Home equity loans for investment
Have you ever considered the possibility of taking out a home equity loan, and putting that money to work in some form of investment? It's not the safest of investment bets, but it might suit you if you're looking for a way to put the equity in your home to work, a way to trade off some security against the financial benefits that can come from sound investment.
How to use a home equity loan for investment
The basic idea of this strategy is simple. First you take out a second mortgage or a home equity loan, borrowing money secured against what you have invested in your home. You can then use this money in any way you like - including investing it. It is possible to invest this money in such a way that your investment will grow enough to be more than capable of paying off the home equity loan, leaving you with a tidy profit.
Now, before you start saying that this is too good to be true, let me explain what's happening here. You aren't making money out of nowhere. You're using the security of your house - which you can think of both as proof that you aren't going to cut and run, and as a way of you putting your own possessions on the line, accepting a burden if things go wrong. This enables you to borrow more cheaply, making it potentially more profitable for you to invest your money. The risk is that your investment doesn't work out as well as hoped, and you end up having to chip in some of your own money to make up the cost of repaying your mortgage. But, nothing ventured nothing gained - by accepting a little risk you have the chance of making good money.
The dead capital argument
Some people talk about home equity that isn't being used for anything as 'dead' - it isn't doing anything for you. That's not entirely true, of course: apart from the fact that you're probably living in your home, the more equity you have, the greater is the security you have. But it's entirely reasonable to want to put this capital to work in the markets.
What about a cash-out mortgage refinance instead
Some people will recommend a slightly different way of achieving the same end. If you already have a mortgage, then instead of taking out a separate home equity loan you can arrange for a 'cash-out' mortgage refinancing. This means that you replace your existing mortgage with one worth more money, and take the difference as a lump sum. I would advise this instead of a home equity loan if - and only if - you are planning to refinance your mortgage in any case.

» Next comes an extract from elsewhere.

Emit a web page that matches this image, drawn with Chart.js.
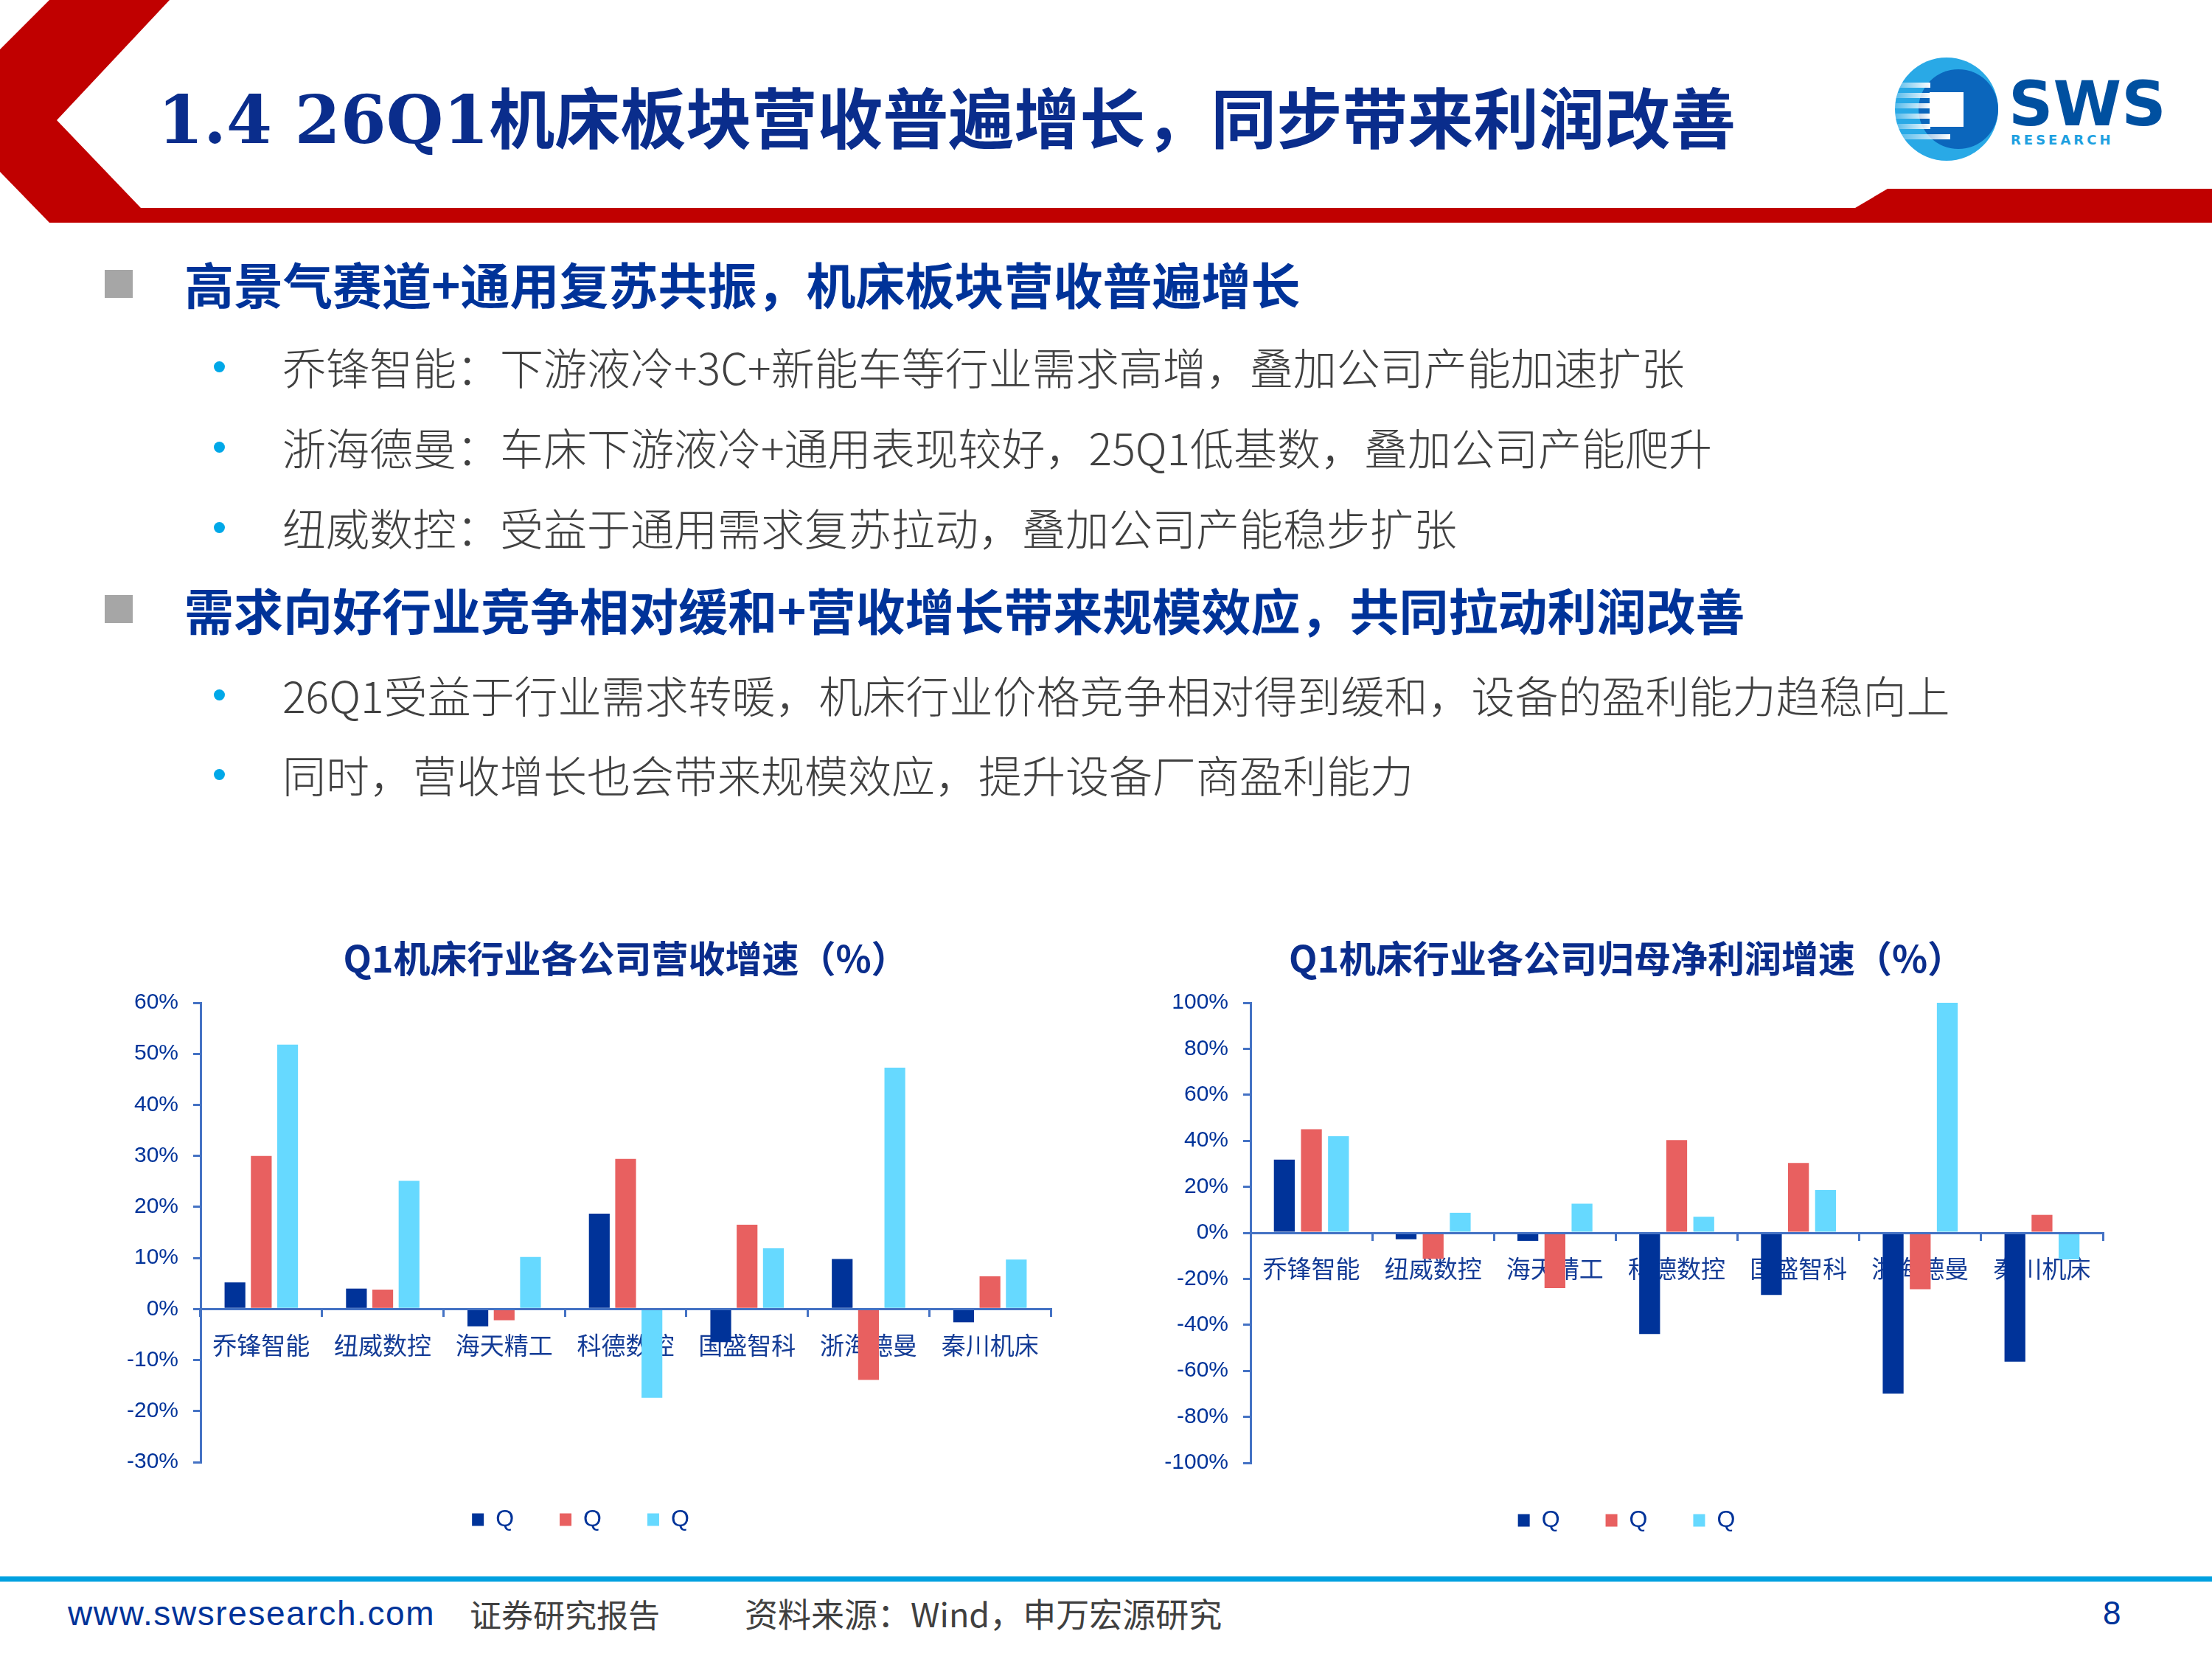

My reasoning is as follows. A cash-out refinance involves changing the terms for your entire mortgage. This brings the unfortunate consequence that getting a bad deal on that can be very expensive. Choosing a sub-optimal deal on a $5000 home equity loan is a problem, agreed, but choosing the wrong deal on a $200,000 mortgage could mean losing a year's wages over the length of the term. Plus there's the cost of moving a mortgage in administrative charges and lost points - hassle that might be justified if you want a refinance for its own sake, but not if you are really just interested in getting a cash lump sum. So keep refinancing packages to do the job they are best at - improving the conditions of your mortgage - and use home equity loans if you need a cash lump sum.
Will it work?
This is the kind of investment that can never be guaranteed, and as such it isnt't recommended for the fainthearted. Under some investment climates, you will find that it takes massive luck to make enough money out of your investments to pay off the cost of your home equity loan. Under others, you have a chance of making real profits.
Some other ways to invest your home equity
But home equity loans can give you money for anything, not just for playing the markets. They can be used to finance work to improve your home, such as building a conservatory, landscaping your garden, adding an extra bathroom or a swimming pool, or any other work you can imagine. These extensions can be very expensive in the short term - but if you plan to eventually sell you house, you can think of them as investments which just happen to have the side-effect of letting you enjoy living with them. When you sell your home, you would hope to recoup the cost of your home improvement work through the increased selling price of your home. Since home improvement work is so closely tied to your house, it makes obvious sense to finance it with an instrument similar to a mortgage.
Which is the best way to use my home equity loan?
We've now seen two categories of uses for a home equity loan. You could invest it in financial markets, or you could use it for home improvements and extensions. How can you decide which is the better option?
Well, this decision isn't actually as hard as many you'll have to make in your life. Unless you really know the markets, investing your home equity loan in the stock market is a poor option. It might hold out the mirage of higher returns, but more often than not the starry-eyed neophyte investor will return with less than he'd hoped. When you improve your home, you do not need to put so much faith in the invisible hand of market forces. You don't have to try to beat analysts who spend their entire working lives interpreting the markets. You can put your home equity loan in a field that you know better than anyone - making your home a better place to live, and a place that somebody will be willing to pay more money for.